| Linking up with the global economy: A case study of the Bangalore software industry |

Asma Lateef
(Endnote 1)
Imagine how much could be accomplished if companies could operate on a 24-hour workday. Thanks to breakthroughs in telecommunication and information technology and a nearly 11 hour time difference, some software companies in the United States and in Bangalore, India have joined forces to achieve just that. There are many ways this form of shift work across oceans can work. For example, two software professionals, one in Silicon Valley, California and one in Bangalore are working on a joint project. While the one in Bangalore sleeps, the one in California is working. At the end of his workday, he sends a message to his long-distance colleague, updating him on his progress. When the Indian software engineer arrives at work in Bangalore, a couple of hours later, he notices that a message awaits him and gets to work on the project straight away. By the end of his workday he relays the results of his efforts back to California, just before his counterpart there arrives for work the next morning. No time has been wasted. By the way they communicate and work together; it is as if they were sitting in adjoining offices. Once in a while they organize meetings through video-conferencing, each in his own office thousands of miles apart, and when the need arises, one or the other flies across to meet in person.
This type of 24-hour workday is still a fairly un usual concept, being put into practice only by a few businesses, but it illustrates the way in which the Indian software industry is creating new and innovative links with the international market. Indian software expertise, on the other hand, is becoming increasingly evident in the day to day functioning of businesses in a variety of industries. The accounts of Swissair and the scheduling of flights of Swissair, American Airlines and Singapore Airlines are tasks being performed in India. Reebok and Nordstrom's have their inventory software developed and supported by Infosys, one of the leading software companies in India. Software for the banking sector is a particular focus of Indian software developers (Financial Times 1995 b, p.1).
Although the Indian software industry is more than twenty years old, it is only in the last decade that the industry really took off and only in the last 5 years that India has become a global player. For example, the turnover of the Indian software has risen from $10 million in 1985, to approximately $835 million in 1995, according to estimates made by the National Association of Software and Service Companies (NASSCOM) of India (1996, p. 12). Although these figures are low by global standards, the industry's average annual rate of growth in the last five years has been 46 per cent, with exports growing much faster than domestic sales. Exports currently make up nearly 60 per cent of the industry turnover (NASSCOM, 1996, p. 13).
This paper presents a case study of the software industry in Bangalore, with the aim of analyzing the factors that led to its integration into the global software industry and the development dilemmas that arise for Bangalore from this integration. The geographical dispersion of the software industry, which spans from Silicon Valley all the way to Bangalore brings to light the nature of global integration or globalization. This type of integration has become all the more prevalent in the last decade in a variety of industries. Production, even in a high-tech, knowledge-based industry such as software, is increasingly organized as a set of discrete processes or steps, which can be performed or undertaken in different parts of the world. Given the advancements in telecommunication technology and transportation, these production activities can be located just about anywhere. Location depends on a number of factors including resource availability, cost and infrastructure.

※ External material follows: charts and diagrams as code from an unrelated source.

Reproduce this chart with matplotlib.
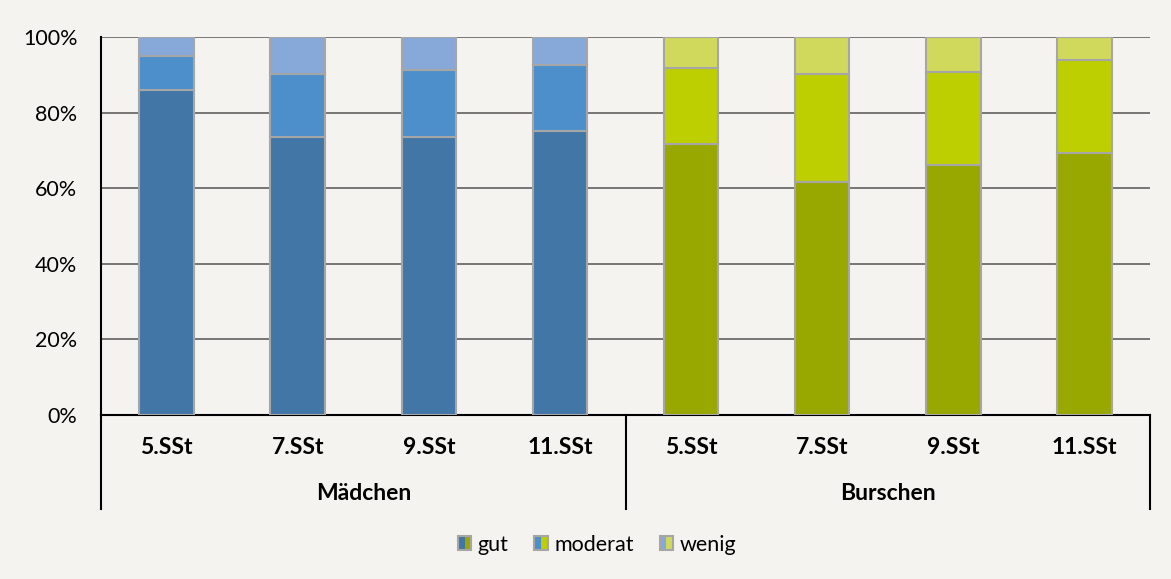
import matplotlib
matplotlib.use("Agg")
import matplotlib.pyplot as plt
from matplotlib.legend_handler import HandlerBase
from matplotlib.patches import Rectangle
from matplotlib.lines import Line2D
from matplotlib.ticker import PercentFormatter

# ===== DATA =====
groups = ["Mädchen", "Burschen"]
grades = ["5.SSt", "7.SSt", "9.SSt", "11.SSt"]
levels = ["gut", "moderat", "wenig"]

# shares in percent, per group in order of grades
gut_m = [86.0, 73.6, 73.6, 75.1]
moderat_m = [9.0, 16.6, 17.8, 17.5]
wenig_m = [5.0, 9.8, 8.6, 7.4]

gut_b = [71.7, 61.7, 66.1, 69.2]
moderat_b = [20.2, 28.5, 24.6, 24.7]
wenig_b = [8.1, 9.8, 9.3, 6.1]

# ===== STYLE =====
BG = "#f4f3ef"
EDGE = "#a6a6a6"
COLORS_M = ["#4176a6", "#4d8fcb", "#86a9da"]
COLORS_B = ["#99a800", "#bdcf00", "#d1d95c"]
FONT = "Lato"
FS = 15.5
FS_BOLD = 16.5


class SplitKey:
    def __init__(self, left, right):
        self.left = left
        self.right = right


class SplitKeyHandler(HandlerBase):
    def create_artists(self, legend, orig_handle, xdescent, ydescent,
                       width, height, fontsize, trans):
        x0, y0 = -xdescent, -ydescent
        half = width / 2
        a = Rectangle((x0, y0), half, height, facecolor=orig_handle.left,
                      edgecolor="none", transform=trans)
        b = Rectangle((x0 + half, y0), half, height, facecolor=orig_handle.right,
                      edgecolor="none", transform=trans)
        frame = Rectangle((x0, y0), width, height, facecolor="none",
                          edgecolor=EDGE, linewidth=1.5, transform=trans)
        return [a, b, frame]


plt.rcParams["font.family"] = [FONT, "DejaVu Sans"]

fig = plt.figure(figsize=(11.71, 5.79), dpi=100, facecolor=BG)
ax = fig.add_axes([101 / 1171, 1 - 415 / 579, 1049 / 1171, 378 / 579])
ax.set_facecolor(BG)

series_m = [gut_m, moderat_m, wenig_m]
series_b = [gut_b, moderat_b, wenig_b]
xs_m = list(range(len(grades)))
xs_b = [x + len(grades) for x in xs_m]

for xs, series, colors in [(xs_m, series_m, COLORS_M), (xs_b, series_b, COLORS_B)]:
    bottom = [0.0] * len(xs)
    for vals, col in zip(series, colors):
        ax.bar(xs, vals, width=0.415, bottom=bottom, color=col,
               edgecolor=EDGE, linewidth=1.5, zorder=3)
        bottom = [b + v for b, v in zip(bottom, vals)]

ax.set_xlim(-0.5, 7.5)
ax.set_ylim(0, 100)
ax.set_yticks(range(0, 101, 20))
ax.yaxis.set_major_formatter(PercentFormatter(decimals=0))
ax.tick_params(axis="y", length=0, pad=17, labelsize=FS, labelcolor="black")
ax.set_xticks([])
ax.grid(axis="y", color="#6b6b6b", linewidth=1.3, zorder=0)

for side in ["top", "right"]:
    ax.spines[side].set_visible(False)
ax.spines["left"].set_color("black")
ax.spines["left"].set_linewidth(1.5)
ax.spines["bottom"].set_color("black")
ax.spines["bottom"].set_linewidth(1.5)

# category labels below the axis
tr = ax.get_xaxis_transform()
for x, lab in zip(xs_m + xs_b, grades + grades):
    ax.text(x, -32 / 378, lab, transform=tr, ha="center", va="center",
            fontsize=FS_BOLD, fontweight="bold")
for i, g in enumerate(groups):
    ax.text(1.5 + 4 * i, -78 / 378, g, transform=tr, ha="center", va="center",
            fontsize=FS_BOLD, fontweight="bold")

# group separators
for x in [-0.5, 3.5, 7.5]:
    ax.add_line(Line2D([x, x], [0, -94 / 378], transform=tr, color="black",
                       linewidth=1.5, clip_on=False))

handles = [SplitKey(cm, cb) for cm, cb in zip(COLORS_M, COLORS_B)]
fig.legend(handles, levels, handler_map={SplitKey: SplitKeyHandler()},
           loc="center", bbox_to_anchor=(597 / 1171, 1 - 545 / 579),
           ncol=3, frameon=False, fontsize=FS, handlelength=0.62,
           handleheight=0.62, handletextpad=0.3, columnspacing=1.2)

fig.savefig("out.png", dpi=100, facecolor=BG)
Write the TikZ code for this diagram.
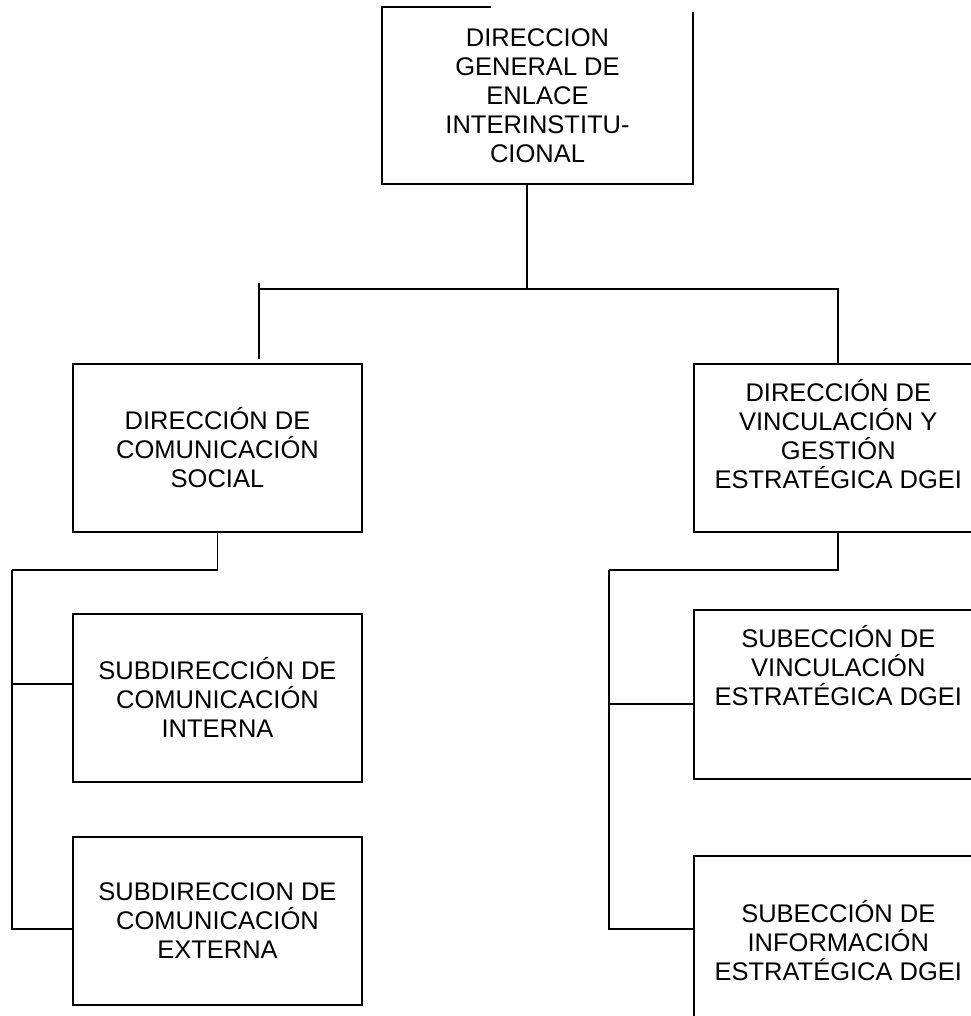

The analytical framework for this study builds on the "global commodity chains" approach, which was developed by Gary Gereffi (Gereffi, 1994 et al.) to capture the interlinkages between various locations in the production chain of a final good. This approach consists of analyzing firm strategies at the many stages of the production chain, with the aim of examining the decisions and choices made by firms and the impact that these may have on the rest of the chain. This approach recognizes the interdependence between actors, and hence, between locations. It is this particular aspect that makes it useful to this study, as it views the process of globalization as occurring not only through the activities of multinationals and local firms but also through the integration of locations and labour markets.
This study is based on field research conducted in Bangalore and Delhi in March/April 1996, which entailed interviews with a number of software companies in both cities, as well as with government officials and journalists. The paper is organized as follows: the next section shortly describes the globalization of the software industry and the particular role that India plays in that process. Section 3 analyses the role of policy in leading to India's involvement in the ind industry. Section 4 presents the case study of Bangalore, followed by the summary and conclusions.
Endnote 1:
I am grateful to Duncan Campbell and the International Institute for Labour Studies for their support in the preparation of this paper. The paper has benefited from comments by Martin Brownbridge, Gary Gereffi, Charles Gore, Nita Lal, Jorg Meyer-Stamer, Florence Palpacuer, Aurelio Parisotto and Gowrie Ponniah. Special thanks go to Greeta Varughese and Solomon Pushparaj of the Confederation of Indian Industry (Southern Region). All errors and omissions are my own.